(WHAT IS NEEDED)
The line containing "const degreeLo = [0.97, 0.717, 0.706, 0.796];" marks the end: extract everything from the first line of the data through that line, exactly, with no pictures.

(STORED DATA)

◆ ◆ ◆ ◆ ◆

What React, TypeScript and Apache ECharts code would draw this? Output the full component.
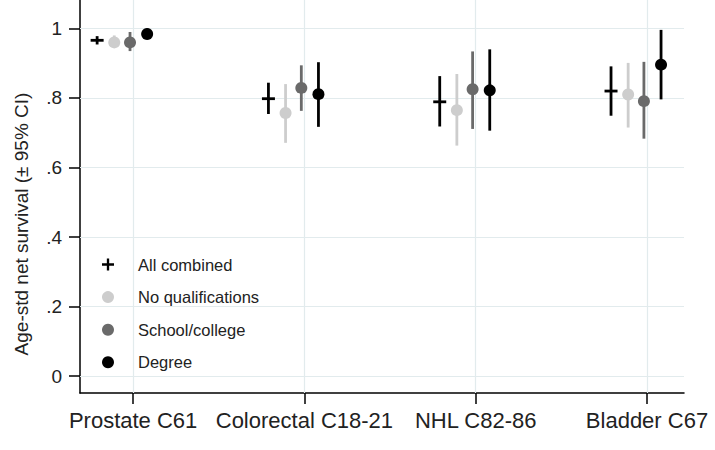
import React, { useEffect, useRef } from "react";
import * as echarts from "echarts";

const categories = ["Prostate C61", "Colorectal C18-21", "NHL C82-86", "Bladder C67"];
const seriesNames = ["All combined", "No qualifications", "School/college", "Degree"];

// point estimates
const allCombined = [0.966, 0.798, 0.789, 0.82];
const noQual = [0.96, 0.757, 0.765, 0.81];
const schoolCollege = [0.96, 0.829, 0.825, 0.791];
const degree = [0.984, 0.811, 0.822, 0.896];

// lower 95% CI
const allCombinedLo = [0.954, 0.754, 0.718, 0.749];
const noQualLo = [0.945, 0.671, 0.663, 0.715];
const schoolCollegeLo = [0.935, 0.763, 0.711, 0.683];
const degreeLo = [0.97, 0.717, 0.706, 0.796];

// upper 95% CI
const allCombinedHi = [0.978, 0.844, 0.863, 0.891];
const noQualHi = [0.98, 0.84, 0.869, 0.901];
const schoolCollegeHi = [0.99, 0.894, 0.934, 0.904];
const degreeHi = [1.0, 0.903, 0.94, 0.996];

const yTicks = [0, 0.2, 0.4, 0.6, 0.8, 1];
const xTicks = [1, 2, 3, 4];

const offsets = [-0.21, -0.11, -0.018, 0.082];
const colors = ["#000000", "#cdcdcd", "#6a6a6a", "#000000"];
const markers = ["plus", "circle", "circle", "circle"];

const est = [allCombined, noQual, schoolCollege, degree];
const los = [allCombinedLo, noQualLo, schoolCollegeLo, degreeLo];
const his = [allCombinedHi, noQualHi, schoolCollegeHi, degreeHi];

const FONT = "'Liberation Sans', Arial, Helvetica, sans-serif";
const GRID_COLOR = "#e2ebed";

export default function App() {
  const ref = useRef<HTMLDivElement>(null);

  useEffect(() => {
    if (!ref.current) return;
    const chart = echarts.init(ref.current, null, { renderer: "svg" });

    const series: any[] = seriesNames.map((name, si) => ({
      name,
      type: "custom",
      color: colors[si],
      itemStyle: { color: colors[si] },
      encode: { x: 0, y: [1, 2, 3] },
      data: categories.map((_, ci) => [ci + 1 + offsets[si], est[si][ci], los[si][ci], his[si][ci]]),
      z: 5 + si,
      renderItem: (params: any, api: any) => {
        const x = api.value(0);
        const p = api.coord([x, api.value(1)]);
        const lo = api.coord([x, api.value(2)]);
        const hi = api.coord([x, api.value(3)]);
        const col = colors[si];
        const children: any[] = [
          {
            type: "line",
            shape: { x1: lo[0], y1: lo[1], x2: hi[0], y2: hi[1] },
            style: { stroke: col, lineWidth: 2.8 },
          },
        ];
        if (markers[si] === "plus") {
          children.push({
            type: "line",
            shape: { x1: p[0] - 6.5, y1: p[1], x2: p[0] + 6.5, y2: p[1] },
            style: { stroke: col, lineWidth: 2.8 },
          });
        } else {
          children.push({
            type: "circle",
            shape: { cx: p[0], cy: p[1], r: 6 },
            style: { fill: col, stroke: null },
          });
        }
        return { type: "group", children };
      },
    }));

    // grid lines
    series.push({
      name: "grid",
      type: "line",
      data: [],
      silent: true,
      z: 1,
      markLine: {
        silent: true,
        symbol: "none",
        label: { show: false },
        lineStyle: { color: GRID_COLOR, width: 1.2, type: "solid" },
        animation: false,
        data: [
          ...xTicks.map((v) => ({ xAxis: v })),
          ...yTicks.map((v) => ({ yAxis: v })),
        ],
      },
    });

    const plusIcon = "path://M5,0h2.4v12.4h-2.4zM0,5h12.4v2.4h-12.4z";

    chart.setOption({
      animation: false,
      backgroundColor: "#ffffff",
      grid: { left: 80, right: 31, top: 0, bottom: 57 },
      legend: {
        orient: "vertical",
        left: 97,
        top: 251,
        itemWidth: 12,
        itemHeight: 12,
        itemGap: 15.6,
        selectedMode: false,
        textStyle: { fontFamily: FONT, fontSize: 16.5, color: "#222", padding: [0, 0, 0, 19] },
        data: seriesNames.map((n, i) => ({
          name: n,
          icon: i === 0 ? plusIcon : "circle",
          itemStyle: { color: colors[i] },
        })),
      },
      xAxis: {
        type: "value",
        min: 0.69,
        max: 4.216,
        axisLine: { show: true, onZero: false, lineStyle: { color: "#000", width: 1.5 } },
        axisTick: { show: true, customValues: xTicks, length: 11, lineStyle: { color: "#000", width: 1.5 } },
        axisLabel: {
          customValues: xTicks,
          formatter: (v: number) => categories[Math.round(v) - 1] ?? "",
          fontFamily: FONT,
          fontSize: 22,
          color: "#222",
          margin: 16,
        },
        splitLine: { show: false },
      },
      yAxis: {
        type: "value",
        min: -0.0489,
        max: 1.082,
        axisLine: { show: true, onZero: false, lineStyle: { color: "#000", width: 1.5 } },
        axisTick: { show: true, customValues: yTicks, length: 11, lineStyle: { color: "#000", width: 1.5 } },
        axisLabel: {
          customValues: yTicks,
          formatter: (v: number) => {
            if (Math.abs(v) < 1e-9) return "0";
            if (Math.abs(v - 1) < 1e-9) return "1";
            return v.toFixed(1).replace(/^0/, "");
          },
          fontFamily: FONT,
          fontSize: 19,
          color: "#222",
          margin: 18,
        },
        splitLine: { show: false },
      },
      graphic: [
        {
          type: "text",
          x: 21,
          y: 224,
          rotation: Math.PI / 2,
          style: {
            text: "Age-std net survival (± 95% CI)",
            fontFamily: FONT,
            fontSize: 19,
            fill: "#222",
            align: "center",
            verticalAlign: "middle",
          },
        },
      ],
      series,
    });

    return () => chart.dispose();
  }, []);

  return <div ref={ref} style={{ width: 715, height: 450, position: "absolute", left: 0, top: 0 }} />;
}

◆ ◆ ◆ ◆ ◆

(ANSWER TO THIS EXERCISE)
What React, TypeScript and Apache ECharts code would draw this? Output the full component.
import React, { useEffect, useRef } from "react";
import * as echarts from "echarts";

const categories = ["Prostate C61", "Colorectal C18-21", "NHL C82-86", "Bladder C67"];
const seriesNames = ["All combined", "No qualifications", "School/college", "Degree"];

// point estimates
const allCombined = [0.966, 0.798, 0.789, 0.82];
const noQual = [0.96, 0.757, 0.765, 0.81];
const schoolCollege = [0.96, 0.829, 0.825, 0.791];
const degree = [0.984, 0.811, 0.822, 0.896];

// lower 95% CI
const allCombinedLo = [0.954, 0.754, 0.718, 0.749];
const noQualLo = [0.945, 0.671, 0.663, 0.715];
const schoolCollegeLo = [0.935, 0.763, 0.711, 0.683];
const degreeLo = [0.97, 0.717, 0.706, 0.796];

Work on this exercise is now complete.